En suma, Colombia ahora está haciendo curso intensivo para convertirse, a imagen y semejanza de Estados Unidos e Israel, en un “Rogue State” o Estado “forajido”, “díscolo” o “canalla”, según las distintas traducciones de la expresión. Los estados canallas son aquellos que no se consideran limitados por el derecho internacional cuando se trata de defender sus intereses geopolíticos. Por eso se arrogan la facultad de incumplir los tratados que firman, ignorar las convenciones que ratifican y, en los peores casos, de atacar unilateralmente e invadir países sin autorización del Consejo de Seguridad de la ONU.

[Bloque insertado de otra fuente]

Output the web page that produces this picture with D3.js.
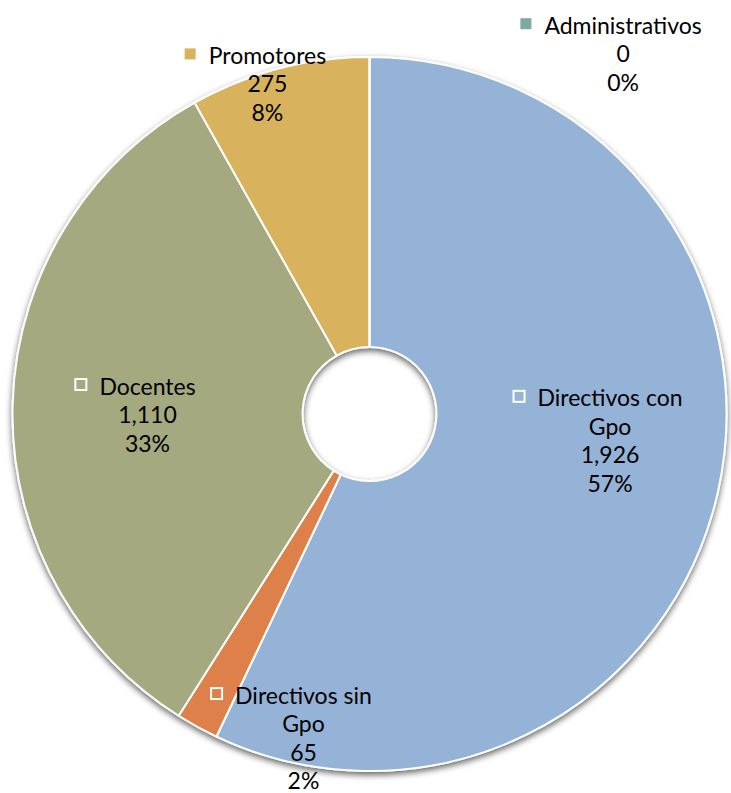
<!DOCTYPE html>
<html><head><meta charset="utf-8">
<script src="https://cdn.jsdelivr.net/npm/d3@7"></script>
<style>html,body{margin:0;padding:0;background:#fff}svg{display:block}</style>
</head><body>
<svg id="chart" width="731" height="793"></svg>
<script>
const categories = ["Directivos con Gpo", "Directivos sin Gpo", "Docentes", "Promotores", "Administrativos"];
const values = [1926, 65, 1110, 275, 0];
const labelLines = [["Directivos con", "Gpo"], ["Directivos sin", "Gpo"], ["Docentes"], ["Promotores"], ["Administrativos"]];
const colors = ["#95B3D7", "#DE8048", "#A4A97F", "#D8B25D", "#7EA99F"];

// label placement (polar, relative to slice mid-angle) and marker style
const labelRadius = [242, 330, 222, 346, 441];
const labelAngleShift = [-6.5, -17.3, -1.5, -2.5, 35.1];
const markerFilled = [false, false, false, true, true];

const W = 731, H = 793;
const cx = 369.5, cy = 414, rOuter = 357, rInner = 67;
const svg = d3.select("#chart");
const defs = svg.append("defs");
const f = defs.append("filter").attr("id", "shadow").attr("x", "-10%").attr("y", "-10%").attr("width", "120%").attr("height", "120%");
f.append("feDropShadow").attr("dx", 0).attr("dy", 3).attr("stdDeviation", 3).attr("flood-color", "#000").attr("flood-opacity", 0.6);

const data = categories.map((c, i) => ({name: c, value: values[i], i}));
const total = d3.sum(values);
const pie = d3.pie().value(d => d.value).sort(null);
const arcs = pie(data);
const arc = d3.arc().innerRadius(rInner).outerRadius(rOuter);
const color = d3.scaleOrdinal().domain(categories).range(colors);

const g = svg.append("g").attr("transform", `translate(${cx},${cy})`);
g.append("g").attr("filter", "url(#shadow)")
  .selectAll("path").data(arcs).join("path")
  .attr("d", arc)
  .attr("fill", d => color(d.data.name))
  .attr("stroke", "#fff").attr("stroke-width", 2).attr("stroke-linejoin", "round");

const fmt = d3.format(",");
const pct = d3.format(".0%");
const fontSize = 23, lineH = 28.5;
const labels = g.append("g").attr("font-family", "Lato, 'Noto Sans', sans-serif").attr("font-size", fontSize).attr("fill", "#000");
arcs.forEach((a, i) => {
  const mid = (a.startAngle + a.endAngle) / 2 + labelAngleShift[i] * Math.PI / 180;
  const r = labelRadius[i];
  const x = Math.sin(mid) * r, y = -Math.cos(mid) * r;
  const lines = labelLines[i].concat([fmt(values[i]), pct(values[i] / total)]);
  const n = lines.length;
  const y0 = y - (n - 1) * lineH / 2;
  const lg = labels.append("g");
  lines.forEach((t, k) => {
    const tx = lg.append("text").attr("x", x).attr("y", y0 + k * lineH)
      .attr("text-anchor", "middle").attr("dominant-baseline", "central").text(t);
    if (k === 0) {
      const w = tx.node().getComputedTextLength();
      const sx = x - w / 2 - 24, s = 11;
      lg.append("rect").attr("x", sx).attr("y", y0 - s / 2 - 1).attr("width", s).attr("height", s)
        .attr("fill", markerFilled[i] ? color(a.data.name) : "none")
        .attr("stroke", markerFilled[i] ? "none" : "#fff").attr("stroke-width", 2);
    }
  });
});
</script>
</body></html>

Optar por las vías de hecho es un camino inconducente para un jefe de Estado que como Juan Manuel Santos se perfila como líder en el escenario latinoamericano. Lo único que explica la reacción antijurídica del presidente es que le apuesta inicialmente a hacer una pose nacionalista para apaciguar los ánimos “nacional-uribistas” y así evitar que el jefe de la oposición capitalice a su favor una decisión por la que en realidad no cabe ninguna responsabilidad a este gobierno. El único error que cometió Santos fue el mal manejo mediático que le dio a la situación que se veía venir, creando falsas expectativas optimistas sobre un fallo cuyos alcances eran fáciles de prever.

Hace medio siglo aún era defendible la tesis del presunto “carácter primitivo” del derecho internacional y su limitada eficacia, que el internacionalista Michel Virally refutó con tanta lucidez en los años sesenta. Sin duda son numerosos los ejemplos de Estados que han desacatado los fallos de la CIJ en el pasado. Sin embargo, en el mundo cada vez más globalizado que hoy tenemos lo que resulta realmente “primitivo” por parte de los países es querer sustraerse a las normas de convivencia mundial cuyo fin primordial, cabe recordarlo, es evitar la forma más salvaje de solución de los conflictos: la guerra.